Ma sapeva essere un uomo gentile e buono, anche se era un uomo d’affari spietato; una volta l’ho paragonato al gatto che mangia il canarino e poi ammette allegramente che aveva un buon sapore: ha fatto girare la frase fra i suoi amici. La sua mano era una delle più potenti che abbia mai stretto.

Non sono riuscito a vedere il corpo; ma in mezzo al fuoco e al fumo ho guardato verso il nuovo centro di Beirut, la zona ricostruita di questa bella città, che la compagnia di Hariri (che possedeva il 10% delle azioni della Solidere) stava innalzando dalle rovine stile Dresda. È morto a pochi metri dalla sua stessa creazione.

Questa bomba deve essere stata costruita in molto tempo e progettata a lungo. Nessuno avrebbe fatto caso a una macchina parcheggiata fuori da un hotel vuoto, o notato che era piegata sugli assi dal peso dell’esplosivo, come sicuramente sarà stata.

Gli esecutori sono uomini spietati, che non badano agli innocenti. Volevano uccidere Rafik Hariri e nient’altro contava. Nelle strade intorno emergevano uomini e donne con i vestiti insanguinati. Migliaia di finestre si erano infrante su di loro e stavano lì, col sangue che gocciolava sulle loro scarpe, sui loro pantaloni o gonne, mentre i primi infermieri delle ambulanze gridavano ai pompieri di togliere i tubi dal marciapiede.
Tutta la strada era scivolosa per via dell’acqua e del sangue. Ho contato 22 macchine che stavano esplodendo o bruciando. Il saudita miliardario che cenava con re e principi, la cui amicizia personale con Jacques Chirac ha aiutato il Libano ad assorbire il debito pubblico di 41 miliardi di dollari, ha finito i suoi giorni in questo inferno.
In privato non nascondeva la sua animosità contro gli Hezbollah, che attaccando le truppe di occupazione israeliane prima del ritiro nel 2000 avrebbero ostacolato i suoi piani per il risanamento economico del Libano; tollerava i siriani, ma al tempo stesso aveva dei progetti per la partenza delle loro forze militari. Era vero, come si diceva a Beirut, che Hariri era il leader segreto dell’opposizione politica alla presenza siriana? O i suoi nemici erano personaggi ancora più sinistri?
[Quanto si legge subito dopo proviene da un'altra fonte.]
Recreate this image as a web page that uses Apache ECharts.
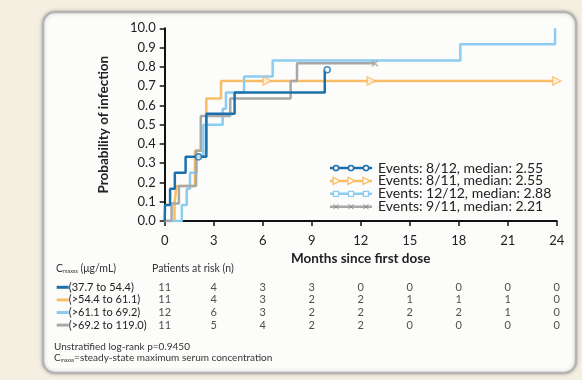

Il Libano è costruito sulle istituzioni che custodiscono il settarismo come un credo, secondo il quale il presidente deve essere sempre un cristiano maronita, il primo ministro un musulmano sunnita, come Hariri, e il portavoce del parlamento un musulmano sciita. Chiunque abbia disposto l’uccisione di Hariri sapeva che avrebbe potuto riaprire tutte le crepe della guerra civile dal 1975 al 1990.
Ieri notte migliaia di sostenitori di Hariri si sono riuniti in lacrime fuori dal suo palazzo a Koreitem, chiedendo di sapere chi ha ucciso il loro leader. Gli uomini dell’ex primo ministro giravano per le strade, ordinando ai negozianti di tirare giù le saracinesche. Dopo 15 anni di sonno, i fantasmi della guerra civile verranno risvegliati? Non conosco la risposta, ma quella nuvola nera che ha ricoperto Beirut per più di un’ora ieri pomeriggio ha gettato la gente nel buio, non solo per via della sua ombra.